Searching for a solar relaxion/scalar with XENON1T and LUX

TL;DR

This paper uses data from liquid xenon dark matter detectors to search for a light scalar particle produced in the Sun, setting new bounds on its coupling to electrons and its mixing with the Higgs.

Contribution

It provides the first direct experimental bounds on a solar-produced scalar particle coupling to electrons using XENON1T and LUX data.

Findings

Bounds on scalar-electron coupling: $g_{\phi ee} < 7 \times 10^{-15}$ (S1) and $2 \times 10^{-15}$ (S2)

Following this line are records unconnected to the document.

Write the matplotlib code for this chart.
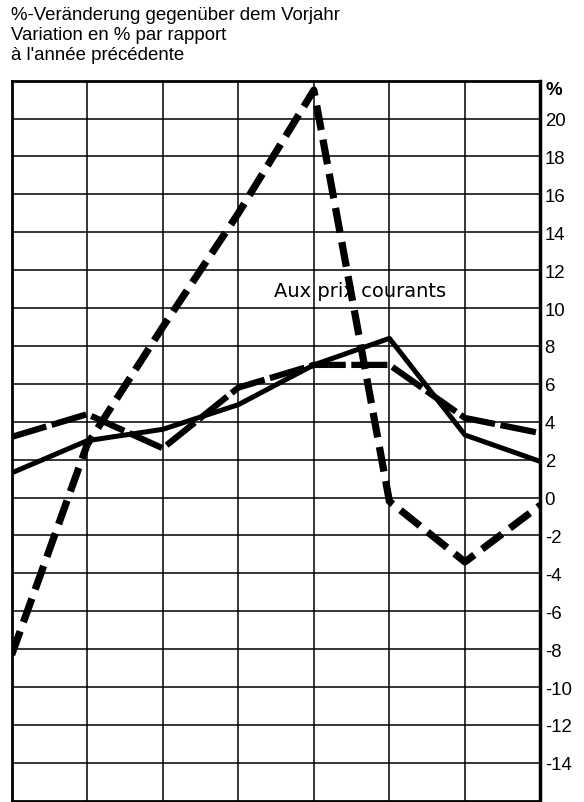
import matplotlib
matplotlib.use('Agg')
import matplotlib.pyplot as plt

plt.rcParams['font.family'] = ['Liberation Sans', 'DejaVu Sans']
plt.rcParams['lines.scale_dashes'] = False

# eight yearly points, no year labels in the original
periods = [0, 1, 2, 3, 4, 5, 6, 7]
current_prices = [-8.3, 2.8, 9.0, 15.0, 21.5, -0.2, -3.4, -0.4]
series_dashed = [3.2, 4.4, 2.6, 5.8, 7.0, 7.0, 4.2, 3.4]
series_solid = [1.3, 3.0, 3.6, 4.9, 7.0, 8.4, 3.3, 1.9]
y_ticks = list(range(-14, 21, 2))

fig = plt.figure(figsize=(5.84, 8.03), dpi=100)
ax = fig.add_axes([0.020, 0.0016, 0.9055, 0.8967])

ax.plot(periods, current_prices, color='black', lw=5.2, linestyle=(0, (18, 7)),
        solid_capstyle='butt', dash_capstyle='butt', zorder=4)
ax.plot(periods, series_dashed, color='black', lw=4.5, linestyle=(0, (26, 4)),
        dash_capstyle='butt', zorder=3)
ax.plot(periods, series_solid, color='black', lw=3.6, zorder=3)

ax.set_xlim(0, 7)
ax.set_ylim(-16, 22)
ax.set_xticks(periods)
ax.set_xticklabels([])
ax.tick_params(axis='x', length=0)
ax.yaxis.tick_right()
ax.set_yticks(y_ticks)
ax.set_yticklabels([str(v) for v in y_ticks])
ax.tick_params(axis='y', length=0, pad=3, labelsize=13.4)
ax.text(1.01, 21.55, '%', transform=ax.get_yaxis_transform(), fontsize=13.4,
        fontweight='bold', va='center', ha='left')

ax.grid(True, color='black', lw=1.1)
for s in ax.spines.values():
    s.set_linewidth(2)
ax.spines['right'].set_linewidth(2.5)

ax.text(3.47, 10.62, 'Aux prix courants', fontsize=14, va='baseline', ha='left',
        family='DejaVu Sans', zorder=2)

fig.text(0.019, 0.981, '%-Veränderung gegenüber dem Vorjahr', fontsize=13.4, va='center')
fig.text(0.019, 0.956, 'Variation en % par rapport', fontsize=13.4, va='center')
fig.text(0.019, 0.931, "à l'année précédente", fontsize=13.4, va='center')

fig.savefig('out.png', dpi=100)
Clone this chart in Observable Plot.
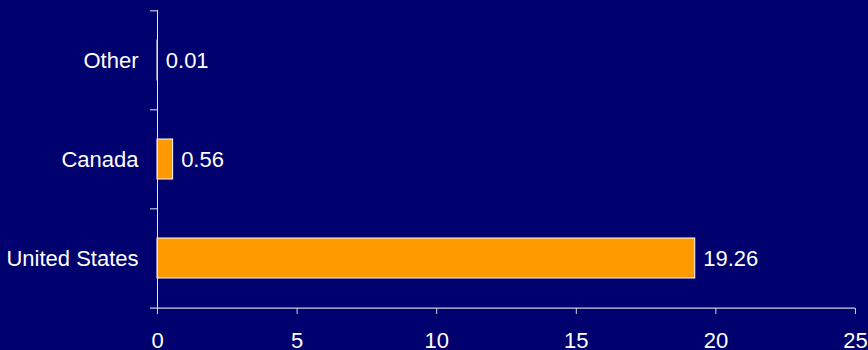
<!DOCTYPE html>
<html>
<head>
<meta charset="utf-8">
<script src="https://cdn.jsdelivr.net/npm/d3@7"></script>
<script src="https://cdn.jsdelivr.net/npm/@observablehq/plot@0.6"></script>
<style>
  html, body { margin: 0; padding: 0; background: #00006e; overflow: hidden; }
</style>
</head>
<body>
<div id="chart"></div>
<script>
// Categories top to bottom and their values
const countries = ["Other", "Canada", "United States"];
const values = [0.01, 0.56, 19.26];
const xTicks = [0, 5, 10, 15, 20, 25];

const data = countries.map((c, i) => ({country: c, value: values[i]}));

const marginTop = 10, marginBottom = 42, height = 350;
// band step, used to move the category tick marks to the band boundaries
const step = (height - marginTop - marginBottom) / countries.length;
const lastCountry = countries[countries.length - 1];

const chart = Plot.plot({
  width: 868,
  height,
  marginTop,
  marginBottom,
  marginLeft: 157,
  marginRight: 13,
  style: {
    background: "#00006e",
    color: "white",
    fontFamily: "'Liberation Sans', Arial, sans-serif",
    fontSize: "22px"
  },
  x: {domain: [0, 25], ticks: xTicks},
  y: {domain: countries, paddingInner: 0.6, paddingOuter: 0.3},
  marks: [
    Plot.barX(data, {x: "value", y: "country", fill: "#ff9900", stroke: "white", strokeWidth: 1}),
    Plot.text(data, {
      x: "value", y: "country",
      text: d => d.value.toFixed(2),
      textAnchor: "start", dx: 8, fill: "white", fontSize: 22
    }),
    // value axis line along the bottom edge of the last band, reaching left past the category axis
    Plot.ruleY([lastCountry], {y: d => d, x1: 0, x2: 25, dy: step / 2, insetLeft: -7, stroke: "#d0d0e0", strokeWidth: 1.2}),
    Plot.frame({anchor: "left", stroke: "#e8e8f4"}),
    Plot.axisY({tickSize: 0, tickPadding: 19, fontSize: 22, label: null}),
    // boundary ticks above each band
    Plot.axisY({tickSize: 7, text: null, dy: -step / 2, stroke: "#e8e8f4", label: null}),
    Plot.axisX({ticks: xTicks, tickSize: 6, tickPadding: 18, fontSize: 22, label: null, stroke: "#d0d0e0"})
  ]
});

document.getElementById("chart").appendChild(chart);
</script>
</body>
</html>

Bounds on Higgs mixing angle: $\sin \theta < 2 \times 10^{-9}$ (relaxion case)

Results are a few times weaker than stellar evolution bounds.

Abstract

We consider liquid xenon dark matter detectors for searching a light scalar particle produced in the solar core, specifically one that couples to electrons. Through its interaction with the electrons, the scalar particle can be produced in the Sun, mainly through Bremsstrahlung process, and subsequently it is absorbed by liquid xenon atoms, leaving prompt scintillation light and ionization events. Using the latest experimental results of XENON1T and Large Underground Xenon, we place bounds on the coupling between electrons and a light scalar as $g_{\phi ee} < 7 \times 10^{-15}$ from S1-only analysis, and as $g_{\phi ee} < 2 \times 10^{-15}$ from S2-only analysis. These can be interpreted as bounds on the mixing angle with the Higgs, $\sin \theta < 2 \times 10^{-9} \, \left(7 \times 10^{-10}\right)$, for the case of a relaxion that couples to the electrons via this mixing. The bounds are a factor few weaker than the strongest indirect bound inferred from stellar evolution considerations.